Return the material word for word. Do not include the pictures.

==== DATA

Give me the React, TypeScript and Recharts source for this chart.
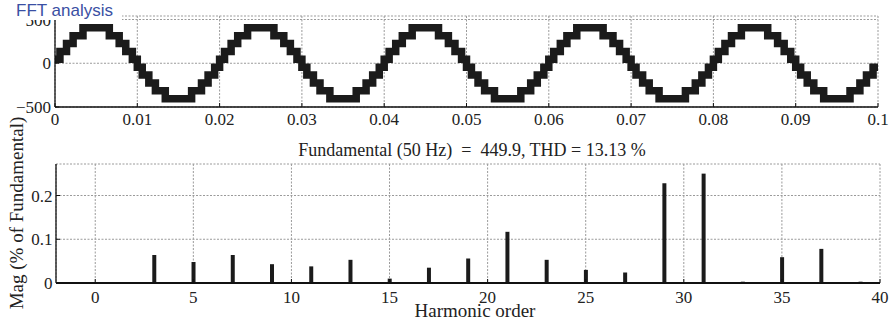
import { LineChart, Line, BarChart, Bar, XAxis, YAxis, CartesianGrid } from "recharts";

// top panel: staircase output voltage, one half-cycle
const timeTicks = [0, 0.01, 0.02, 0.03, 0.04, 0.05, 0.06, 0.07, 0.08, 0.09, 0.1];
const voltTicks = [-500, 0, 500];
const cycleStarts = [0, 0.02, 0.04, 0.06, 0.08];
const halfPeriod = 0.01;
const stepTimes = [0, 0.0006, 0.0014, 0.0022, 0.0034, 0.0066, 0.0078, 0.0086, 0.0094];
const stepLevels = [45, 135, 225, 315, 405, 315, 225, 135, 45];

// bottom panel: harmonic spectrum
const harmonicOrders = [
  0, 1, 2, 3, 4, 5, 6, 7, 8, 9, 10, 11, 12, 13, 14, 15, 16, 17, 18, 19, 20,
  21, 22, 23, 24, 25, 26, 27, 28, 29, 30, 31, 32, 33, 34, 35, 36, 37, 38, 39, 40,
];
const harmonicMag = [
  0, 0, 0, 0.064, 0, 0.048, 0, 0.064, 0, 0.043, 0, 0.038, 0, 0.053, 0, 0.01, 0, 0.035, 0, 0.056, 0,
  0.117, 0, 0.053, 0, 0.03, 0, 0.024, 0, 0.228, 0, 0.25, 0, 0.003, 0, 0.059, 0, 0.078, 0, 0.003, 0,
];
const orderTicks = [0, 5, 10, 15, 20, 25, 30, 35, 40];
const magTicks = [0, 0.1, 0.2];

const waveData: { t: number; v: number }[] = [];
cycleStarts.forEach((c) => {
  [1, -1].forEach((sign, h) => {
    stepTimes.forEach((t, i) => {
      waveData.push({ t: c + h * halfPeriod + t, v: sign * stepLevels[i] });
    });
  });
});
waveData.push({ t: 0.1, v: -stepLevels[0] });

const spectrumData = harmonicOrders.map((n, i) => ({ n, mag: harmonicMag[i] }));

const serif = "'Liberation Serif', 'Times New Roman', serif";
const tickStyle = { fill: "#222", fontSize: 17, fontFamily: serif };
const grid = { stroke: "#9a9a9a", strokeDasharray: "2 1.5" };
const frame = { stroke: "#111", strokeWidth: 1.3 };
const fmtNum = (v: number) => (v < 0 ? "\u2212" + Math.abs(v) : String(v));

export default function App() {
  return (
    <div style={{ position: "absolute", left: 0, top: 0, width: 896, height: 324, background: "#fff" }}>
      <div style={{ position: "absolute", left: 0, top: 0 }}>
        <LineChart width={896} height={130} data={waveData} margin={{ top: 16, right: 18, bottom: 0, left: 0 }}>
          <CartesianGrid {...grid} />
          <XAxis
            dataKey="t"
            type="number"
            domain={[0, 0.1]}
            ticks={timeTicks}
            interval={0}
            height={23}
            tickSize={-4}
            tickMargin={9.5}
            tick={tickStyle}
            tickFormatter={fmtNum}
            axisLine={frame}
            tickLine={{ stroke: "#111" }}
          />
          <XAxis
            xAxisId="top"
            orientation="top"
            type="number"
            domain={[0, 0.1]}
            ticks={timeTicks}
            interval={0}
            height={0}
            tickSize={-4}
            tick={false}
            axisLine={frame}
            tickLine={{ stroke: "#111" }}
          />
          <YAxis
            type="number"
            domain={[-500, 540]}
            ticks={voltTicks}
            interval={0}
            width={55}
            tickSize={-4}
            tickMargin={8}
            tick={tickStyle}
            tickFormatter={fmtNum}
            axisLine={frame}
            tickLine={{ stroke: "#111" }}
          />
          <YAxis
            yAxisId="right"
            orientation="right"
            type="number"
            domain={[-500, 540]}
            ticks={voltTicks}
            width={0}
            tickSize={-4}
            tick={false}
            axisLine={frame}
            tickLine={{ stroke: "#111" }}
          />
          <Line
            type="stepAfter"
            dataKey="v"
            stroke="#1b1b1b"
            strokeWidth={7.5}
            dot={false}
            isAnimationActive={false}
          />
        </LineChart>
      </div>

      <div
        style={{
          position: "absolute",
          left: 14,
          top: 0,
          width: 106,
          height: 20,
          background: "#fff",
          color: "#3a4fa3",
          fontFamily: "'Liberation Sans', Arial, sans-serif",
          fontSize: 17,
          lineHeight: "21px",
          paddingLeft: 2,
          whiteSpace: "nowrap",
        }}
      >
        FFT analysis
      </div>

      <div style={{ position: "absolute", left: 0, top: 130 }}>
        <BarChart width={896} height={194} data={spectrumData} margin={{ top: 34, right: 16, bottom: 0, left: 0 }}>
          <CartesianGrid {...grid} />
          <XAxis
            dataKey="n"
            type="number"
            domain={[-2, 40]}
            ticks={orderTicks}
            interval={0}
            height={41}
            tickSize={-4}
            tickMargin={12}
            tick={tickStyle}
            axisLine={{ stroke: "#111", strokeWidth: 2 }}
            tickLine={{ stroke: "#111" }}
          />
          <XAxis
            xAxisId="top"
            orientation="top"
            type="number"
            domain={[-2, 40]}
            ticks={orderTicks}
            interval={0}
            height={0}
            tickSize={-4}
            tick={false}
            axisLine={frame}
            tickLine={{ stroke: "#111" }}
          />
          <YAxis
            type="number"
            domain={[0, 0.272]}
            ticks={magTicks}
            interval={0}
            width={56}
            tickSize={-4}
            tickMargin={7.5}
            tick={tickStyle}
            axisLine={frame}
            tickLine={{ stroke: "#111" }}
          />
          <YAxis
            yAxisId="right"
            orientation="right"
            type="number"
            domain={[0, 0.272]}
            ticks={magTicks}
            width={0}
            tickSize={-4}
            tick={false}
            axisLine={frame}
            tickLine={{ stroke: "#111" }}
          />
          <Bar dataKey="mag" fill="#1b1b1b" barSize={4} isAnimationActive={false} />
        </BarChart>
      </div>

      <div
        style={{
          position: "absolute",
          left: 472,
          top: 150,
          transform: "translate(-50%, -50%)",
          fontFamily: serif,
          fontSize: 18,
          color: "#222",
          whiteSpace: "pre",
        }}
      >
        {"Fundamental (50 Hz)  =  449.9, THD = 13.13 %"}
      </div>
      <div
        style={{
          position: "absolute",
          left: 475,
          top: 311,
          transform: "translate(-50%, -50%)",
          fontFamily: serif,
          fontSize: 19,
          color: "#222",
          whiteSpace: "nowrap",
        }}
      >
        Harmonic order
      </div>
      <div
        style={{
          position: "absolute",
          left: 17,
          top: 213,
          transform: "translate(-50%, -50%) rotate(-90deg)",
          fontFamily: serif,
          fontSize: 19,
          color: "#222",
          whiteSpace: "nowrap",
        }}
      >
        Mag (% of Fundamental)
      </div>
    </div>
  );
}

========

-- FULL RESPONSE --
Give me the React, TypeScript and Recharts source for this chart.
import { LineChart, Line, BarChart, Bar, XAxis, YAxis, CartesianGrid } from "recharts";

// top panel: staircase output voltage, one half-cycle
const timeTicks = [0, 0.01, 0.02, 0.03, 0.04, 0.05, 0.06, 0.07, 0.08, 0.09, 0.1];
const voltTicks = [-500, 0, 500];
const cycleStarts = [0, 0.02, 0.04, 0.06, 0.08];
const halfPeriod = 0.01;
const stepTimes = [0, 0.0006, 0.0014, 0.0022, 0.0034, 0.0066, 0.0078, 0.0086, 0.0094];
const stepLevels = [45, 135, 225, 315, 405, 315, 225, 135, 45];

// bottom panel: harmonic spectrum
const harmonicOrders = [
  0, 1, 2, 3, 4, 5, 6, 7, 8, 9, 10, 11, 12, 13, 14, 15, 16, 17, 18, 19, 20,
  21, 22, 23, 24, 25, 26, 27, 28, 29, 30, 31, 32, 33, 34, 35, 36, 37, 38, 39, 40,
];
const harmonicMag = [
  0, 0, 0, 0.064, 0, 0.048, 0, 0.064, 0, 0.043, 0, 0.038, 0, 0.053, 0, 0.01, 0, 0.035, 0, 0.056, 0,
  0.117, 0, 0.053, 0, 0.03, 0, 0.024, 0, 0.228, 0, 0.25, 0, 0.003, 0, 0.059, 0, 0.078, 0, 0.003, 0,
];
const orderTicks = [0, 5, 10, 15, 20, 25, 30, 35, 40];
const magTicks = [0, 0.1, 0.2];

const waveData: { t: number; v: number }[] = [];
cycleStarts.forEach((c) => {
  [1, -1].forEach((sign, h) => {
    stepTimes.forEach((t, i) => {
      waveData.push({ t: c + h * halfPeriod + t, v: sign * stepLevels[i] });
    });
  });
});
waveData.push({ t: 0.1, v: -stepLevels[0] });

const spectrumData = harmonicOrders.map((n, i) => ({ n, mag: harmonicMag[i] }));

const serif = "'Liberation Serif', 'Times New Roman', serif";
const tickStyle = { fill: "#222", fontSize: 17, fontFamily: serif };
const grid = { stroke: "#9a9a9a", strokeDasharray: "2 1.5" };
const frame = { stroke: "#111", strokeWidth: 1.3 };
const fmtNum = (v: number) => (v < 0 ? "\u2212" + Math.abs(v) : String(v));

export default function App() {
  return (
    <div style={{ position: "absolute", left: 0, top: 0, width: 896, height: 324, background: "#fff" }}>
      <div style={{ position: "absolute", left: 0, top: 0 }}>
        <LineChart width={896} height={130} data={waveData} margin={{ top: 16, right: 18, bottom: 0, left: 0 }}>
          <CartesianGrid {...grid} />
          <XAxis
            dataKey="t"
            type="number"
            domain={[0, 0.1]}
            ticks={timeTicks}
            interval={0}
            height={23}
            tickSize={-4}
            tickMargin={9.5}
            tick={tickStyle}
            tickFormatter={fmtNum}
            axisLine={frame}
            tickLine={{ stroke: "#111" }}
          />
          <XAxis
            xAxisId="top"
            orientation="top"
            type="number"
            domain={[0, 0.1]}
            ticks={timeTicks}
            interval={0}
            height={0}
            tickSize={-4}
            tick={false}
            axisLine={frame}
            tickLine={{ stroke: "#111" }}
          />
          <YAxis
            type="number"
            domain={[-500, 540]}
            ticks={voltTicks}
            interval={0}
            width={55}
            tickSize={-4}
            tickMargin={8}
            tick={tickStyle}
            tickFormatter={fmtNum}
            axisLine={frame}
            tickLine={{ stroke: "#111" }}
          />
          <YAxis
            yAxisId="right"
            orientation="right"
            type="number"
            domain={[-500, 540]}
            ticks={voltTicks}
            width={0}
            tickSize={-4}
            tick={false}
            axisLine={frame}
            tickLine={{ stroke: "#111" }}
          />
          <Line
            type="stepAfter"
            dataKey="v"
            stroke="#1b1b1b"
            strokeWidth={7.5}
            dot={false}
            isAnimationActive={false}
          />
        </LineChart>
      </div>

      <div
        style={{
          position: "absolute",
          left: 14,
          top: 0,
          width: 106,
          height: 20,
          background: "#fff",
          color: "#3a4fa3",
          fontFamily: "'Liberation Sans', Arial, sans-serif",
          fontSize: 17,
          lineHeight: "21px",
          paddingLeft: 2,
          whiteSpace: "nowrap",
        }}
      >
        FFT analysis
      </div>

      <div style={{ position: "absolute", left: 0, top: 130 }}>
        <BarChart width={896} height={194} data={spectrumData} margin={{ top: 34, right: 16, bottom: 0, left: 0 }}>
          <CartesianGrid {...grid} />
          <XAxis
            dataKey="n"
            type="number"
            domain={[-2, 40]}
            ticks={orderTicks}
            interval={0}
            height={41}
            tickSize={-4}
            tickMargin={12}
            tick={tickStyle}
            axisLine={{ stroke: "#111", strokeWidth: 2 }}
            tickLine={{ stroke: "#111" }}
          />
          <XAxis
            xAxisId="top"
            orientation="top"
            type="number"
            domain={[-2, 40]}
            ticks={orderTicks}
            interval={0}
            height={0}
            tickSize={-4}
            tick={false}
            axisLine={frame}
            tickLine={{ stroke: "#111" }}
          />
          <YAxis
            type="number"
            domain={[0, 0.272]}
            ticks={magTicks}
            interval={0}
            width={56}
            tickSize={-4}
            tickMargin={7.5}
            tick={tickStyle}
            axisLine={frame}
            tickLine={{ stroke: "#111" }}
          />
          <YAxis
            yAxisId="right"
            orientation="right"
            type="number"
            domain={[0, 0.272]}
            ticks={magTicks}
            width={0}
            tickSize={-4}
            tick={false}
            axisLine={frame}
            tickLine={{ stroke: "#111" }}
          />
          <Bar dataKey="mag" fill="#1b1b1b" barSize={4} isAnimationActive={false} />
        </BarChart>
      </div>

      <div
        style={{
          position: "absolute",
          left: 472,
          top: 150,
          transform: "translate(-50%, -50%)",
          fontFamily: serif,
          fontSize: 18,
          color: "#222",
          whiteSpace: "pre",
        }}
      >
        {"Fundamental (50 Hz)  =  449.9, THD = 13.13 %"}
      </div>
      <div
        style={{
          position: "absolute",
          left: 475,
          top: 311,
          transform: "translate(-50%, -50%)",
          fontFamily: serif,
          fontSize: 19,
          color: "#222",
          whiteSpace: "nowrap",
        }}
      >
        Harmonic order
      </div>
      <div
        style={{
          position: "absolute",
          left: 17,
          top: 213,
          transform: "translate(-50%, -50%) rotate(-90deg)",
          fontFamily: serif,
          fontSize: 19,
          color: "#222",
          whiteSpace: "nowrap",
        }}
      >
        Mag (% of Fundamental)
      </div>
    </div>
  );
}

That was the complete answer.